For traditional book lovers who have always held e-books in disdain, modern trends of downloading and uploading e-books and conducting book search operations on Google inevitably cause deep despair. Generations of bibliophiles who have spent hours wandering admiringly amongst musty shelves of high-ceilinged libraries can’t understand Gen Z “wasting” an equal number of hours gaming on their devices or obsessing over social media likes. Library software is alien to the purists and not in any way connected with library management.
A hard-core bibliophile myself, I have often been confronted with the painful tussle between soft and hard – e-libraries vs. physical libraries, e-readers vs. good old books.
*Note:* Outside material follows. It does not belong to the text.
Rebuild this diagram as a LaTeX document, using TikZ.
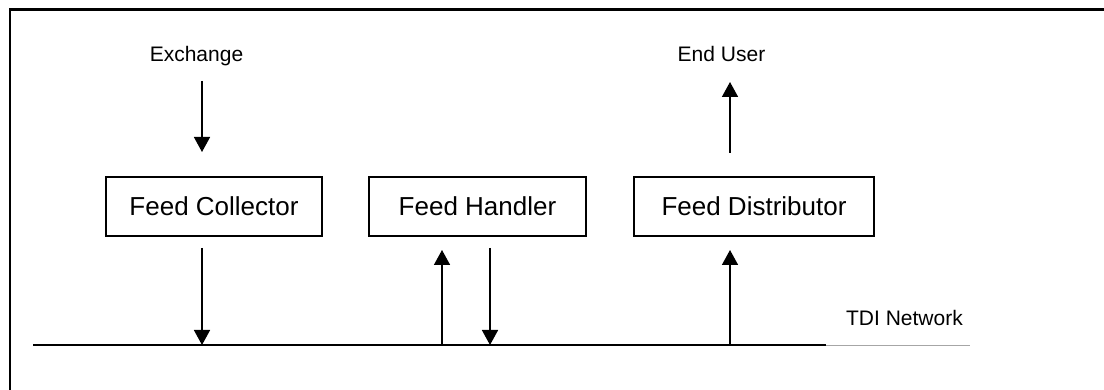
\documentclass[tikz,border=0pt]{standalone}
\usepackage{fontspec}
\setmainfont{Liberation Sans}
\usetikzlibrary{arrows.meta}
\begin{document}
\begin{tikzpicture}[x=1pt,y=-1pt,
  box/.style={draw,line width=2pt,minimum height=59pt,inner sep=0pt,font=\fontsize{26}{30}\selectfont},
  lbl/.style={font=\fontsize{21}{25}\selectfont,anchor=base,inner sep=0pt},
  flow/.style={line width=1.6pt,-{Triangle[length=15pt,width=16pt]}},
  net/.style={line width=2pt}]
\useasboundingbox (0,0) rectangle (1104,390);
\fill[white] (0,0) rectangle (1104,390);
% frame (top and left edges visible)
\draw[line width=2.4pt] (10,400) -- (10,9.5) -- (1110,9.5);
% boxes
\node[box,minimum width=216pt] (fc) at (214,206.5) {Feed Collector};
\node[box,minimum width=217pt] (fh) at (477.5,206.5) {Feed Handler};
\node[box,minimum width=240pt] (fd) at (754,206.5) {Feed Distributor};
% labels
\node[lbl] (ex) at (196.5,62) {Exchange};
\node[lbl] (eu) at (721.5,62) {End User};
\node[lbl] (tdi) at (904.5,326) {TDI Network};
% network line
\coordinate (n0) at (33,345);
\coordinate (n1) at (826,345);
\coordinate (n2) at (970,345);
\draw[net] (n0) -- (n1);
\draw[line width=1pt,gray!70] (n1) -- (n2);
% arrow end points
\coordinate (exa) at (202,81);
\coordinate (exb) at (202,152);
\coordinate (eua) at (730,153);
\coordinate (eub) at (730,82);
\coordinate (fca) at (202,248);
\coordinate (fcb) at (202,345);
\coordinate (fhua) at (442,345);
\coordinate (fhub) at (442,250);
\coordinate (fhda) at (490,248);
\coordinate (fhdb) at (490,345);
\coordinate (fdua) at (730,345);
\coordinate (fdub) at (730,250);
% arrows
\draw[flow] (exa) -- (exb);
\draw[flow] (eua) -- (eub);
\draw[flow] (fca) -- (fcb);
\draw[flow] (fhua) -- (fhub);
\draw[flow] (fhda) -- (fhdb);
\draw[flow] (fdua) -- (fdub);
\end{tikzpicture}
\end{document}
While I am a lover of the latter, I am increasingly aware of the edge softer versions have in terms of ease of handling, mobility, space and, above all, the fun element.
And it is this convenience and fun that the new generation seeks out when it opts for soft versions. But what of children or young adults who would prefer to avoid reading altogether. How do we get them to read?
The solution lies in giving them not just the reading matter but also the freedom to read what they want, at their time and pace, in the manner and format that they would be most comfortable with. In brief, books need to be presented differently – not necessarily as bound paper to be sought out in conventionally catalogued libraries, but, if they so desire, as downloadable EPUB or Kindle books, that can be found at the click of a button and borrowed or bought at the next click!
The ease with which e-books are procured appears to add to the fun of reading. Looking for it by typing a couple of keywords into an e-catalogue can yield many new names and references, exciting information on authors, reviews and more.
The e-book sits lightly on the hand, being as big and heavy as the device it is on. That’s convenience! It is also gentler on the pocket. That’s practical! It helps with attention deficit – a rather common disorder in modern times. The child with poor attention spans would sooner read an e-book with its zoom in zoom out facility and adjustable fonts. A page at a time is kinder to attention deficit, than a heavy tome or too many words on a page. By allowing a child to zoom in on a text, we can stop him from zooming out of reading altogether. And some fonts do not hurt the eye.
To draw children to books in the digital age, we need to make reading a more pleasurable experience. What constituted reading pleasure for the traditional reader was essentially the layered content of the book. But it was also about the heady scent of paper, the quaint mustiness of libraries and bookstores, the texture, colour and feel of aging pages. Younger readers brought up on a steady diet of smartphones and apps would be more sensitive to the digital aspects of an e-book – its font (which could also be a thing of beauty), its features, its accessibility and its flexibility. I believe that children will be more open to reading when adults understand and accept this simple fact and let go of value-based judgments.
As for libraries, their automation with the aid of library management software is another enterprise altogether. Most advanced library software systems are today embedded with multilingual fonts, Barcode and QR Code fonts. They also support the latest technologies such as cloud hosting, smart phones, tablets, SMS, email, payment gateway, etc.
I would like to point out that there is something in this digitization of libraries for readers of the most ancient classics…as well as for the most unconventional young adult. Books of all eras can be preserved in digital format – keeping their content accessible for future generations. The RFID tag attached to each book allows for circulation of several books simultaneously, performs identification and anti-theft in a single operation and scans and identifies book details in double time. For children and young adults, the thrill of independently finding a book with a smartphone app for book search, of issuing or returning books at a self-check kiosk without an adult in tow to recommend or disapprove, of researching book details and chancing upon facts that are stranger than fiction could all add to the joy of frequenting a library and picking up a good book. It shouldn't be difficult to get a child to enjoy reading. And it is this reading for pleasure that will one day lead the child towards greater literacy and better learning outcomes.